The LCZ classification is meant to provide a way of mapping the world, in open-access, that can later be used by researchers for a wide range of studies. LCZ data have been used to understand energy usage, climate or geoscience modeling. An important amount of work has been dedicated in the recent years to the automatic generation of such data, from sensors such as Landsat 8 or Sentinel 2. In a research competition organized by the IEEE IADF, several methods have been tried out to map LCZ from Landsat, Sentinel 2 and OpenStreetMap data. Recent studies focus on the use of deep learning models to tackle the task of automatically mapping LCZs. However, none of them focuses on sub-Saharan Africa where data are scarce. For instance, the So2Sat dataset of is made of labels of 42 cities among which only two are located in sub-Saharan Africa. This is problematic, as spatial variations within different sub-Saharan countries can be large, and that spatial generalization of machine learning based methods is a challenge. To overcome this issue, recent studies are based on supervised and contrastive learning to extract useful global features, using the So2Sat dataset, and more specific local features, using unlabeled data. This technique produces LCZ maps that provide enough information to contextualise localised demographic information.

OSM is a collaborative platform providing a geo-referenced database of the world. Contributors and users can create and use up-to-date maps for geographic applications. It has been widely used for mapping tasks or LCZ classification with a positive impact when data quality is sufficient.
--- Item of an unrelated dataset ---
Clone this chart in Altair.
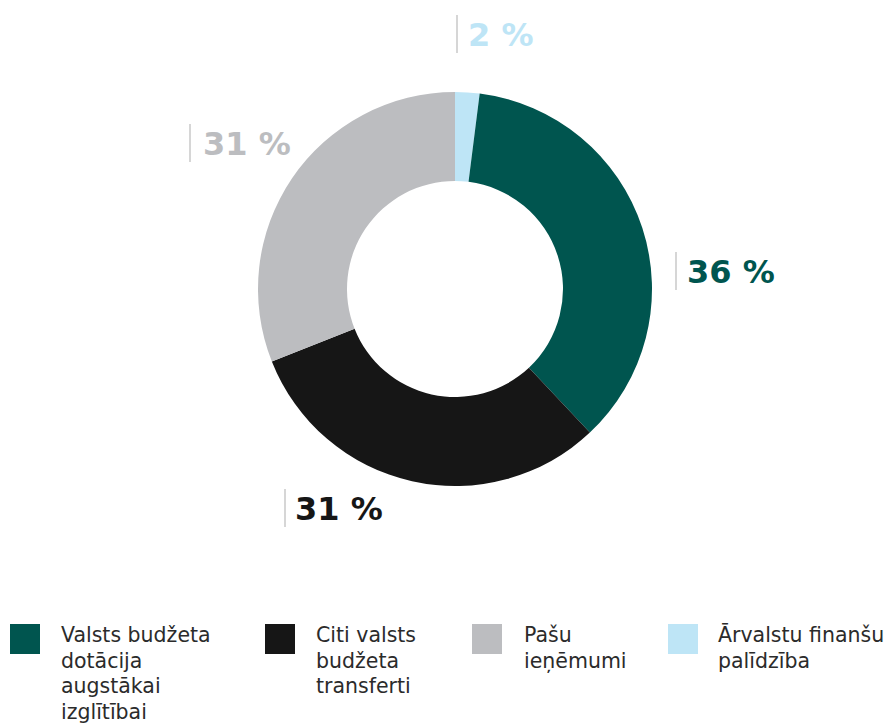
import altair as alt
import pandas as pd

# Data
categories = ["Ārvalstu finanšu\npalīdzība", "Valsts budžeta\ndotācija\naugstākai\nizglītībai",
              "Citi valsts\nbudžeta\ntransferti", "Pašu\nieņēmumi"]
values = [2, 36, 31, 31]
order = [0, 1, 2, 3]
colors = ["#BEE5F6", "#00554F", "#161616", "#BCBDC0"]
label_texts = ["2 %", "36 %", "31 %", "31 %"]

# Layout (chart pixel coordinates)
cx, cy = 447, 281
label_x = [460, 679, 287, 195]
label_y = [38, 275, 512, 147]
line_x = [449, 668, 277, 182]
legend_sq_x = [675, 17, 272, 479]
legend_txt_x = [710, 53, 308, 516]
legend_sq_y = 631
legend_txt_y = 634

df = pd.DataFrame({"cat": categories, "val": values, "ord": order})

color_scale = alt.Scale(domain=categories, range=colors)

arc = alt.Chart(df).mark_arc(outerRadius=197, innerRadius=108).encode(
    theta=alt.Theta("val:Q", stack=True),
    order=alt.Order("ord:Q"),
    color=alt.Color("cat:N", scale=color_scale, legend=None),
    x=alt.value(cx),
    y=alt.value(cy),
)

layers = [arc]
for i, t in enumerate(label_texts):
    ldf = pd.DataFrame({"t": [t], "cat": [categories[i]]})
    txt = alt.Chart(ldf).mark_text(
        align="left", baseline="alphabetic", font="DejaVu Sans", fontWeight="bold",
        fontSize=32, color=colors[i]
    ).encode(text="t:N", x=alt.value(label_x[i]), y=alt.value(label_y[i]))
    rule = alt.Chart(ldf).mark_rule(color="#C8C8C8", strokeWidth=1.5).encode(
        x=alt.value(line_x[i]), y=alt.value(label_y[i] - 31), y2=alt.value(label_y[i] + 7)
    )
    sq = alt.Chart(ldf).mark_square(size=900, opacity=1).encode(
        color=alt.Color("cat:N", scale=color_scale, legend=None),
        x=alt.value(legend_sq_x[i]), y=alt.value(legend_sq_y),
    )
    lt = alt.Chart(ldf).mark_text(
        align="left", baseline="alphabetic", font="DejaVu Sans", fontSize=20.5,
        color="#2b2b2b", lineBreak="\n", lineHeight=25.5
    ).encode(text="cat:N", x=alt.value(legend_txt_x[i]), y=alt.value(legend_txt_y))
    layers += [rule, txt, sq, lt]

chart = alt.layer(*layers).properties(
    width=877, height=715, autosize=alt.AutoSizeParams(type="none"), padding=0
).configure_view(stroke=None)

chart.save("out.html", embed_options={"renderer": "svg", "actions": False})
Whereas OSM is well developed and regularly updated in urban areas in Western countries, it is not necessarily up-to-date in Sub-Saharan countries because of the very fast pace of change in land use and settlement related to population growth and development. For instance, these are common errors in OSM dataset for rural areas :
- Annotations are geometrically misaligned or not well geolocalized,
- buildings exist but are not annotated,
- buildings are annotated but do not exist (misannotation or building destroyed).
The work to be conducted during the proposed M2 internship will lead to the following three contributions:
- Contribution A: Development of a model to classify LCZs using high quality OSM data.
This rule-based model will allow to better understand the LCZ classification scheme. Furthermore, it will provide a baseline to the multi-modal methods to be developed during the internship.
- Contribution B: Multi-modal models for LCZ classification
Using an already trained deep-learning based method to classify LCZs, we will study different fusion mechanisms (including late fusion, rule based fusion) to integrate the information from the rule-based model. Furthermore, we will develop an end-to-end deep learning based model taking rasterized OSM and Sentinel-2 data as an input. These methods will be compared and evaluated in Ouagadougou, Burkina Faso and Antananarivo, Madagascar.
- Contribution C: Link with demographic studies and writing of the master thesis
The obtained results will be linked to demographic data in the two previously mentioned regions to better understand the underlying geo-spatial components in population studies. These results will be compared with a baseline developed during the PhD of Basile Rousse.
We are looking for a student in Master 2 or final year of MSc, or engineering school in computer science. The ideal candidate would have knowledge in image processing, computer vision, machine learning, geo-information sciences and Python programming and an interest in handling large amount of data, remote sensing and demography. An experience in statistical data analysis would be a plus.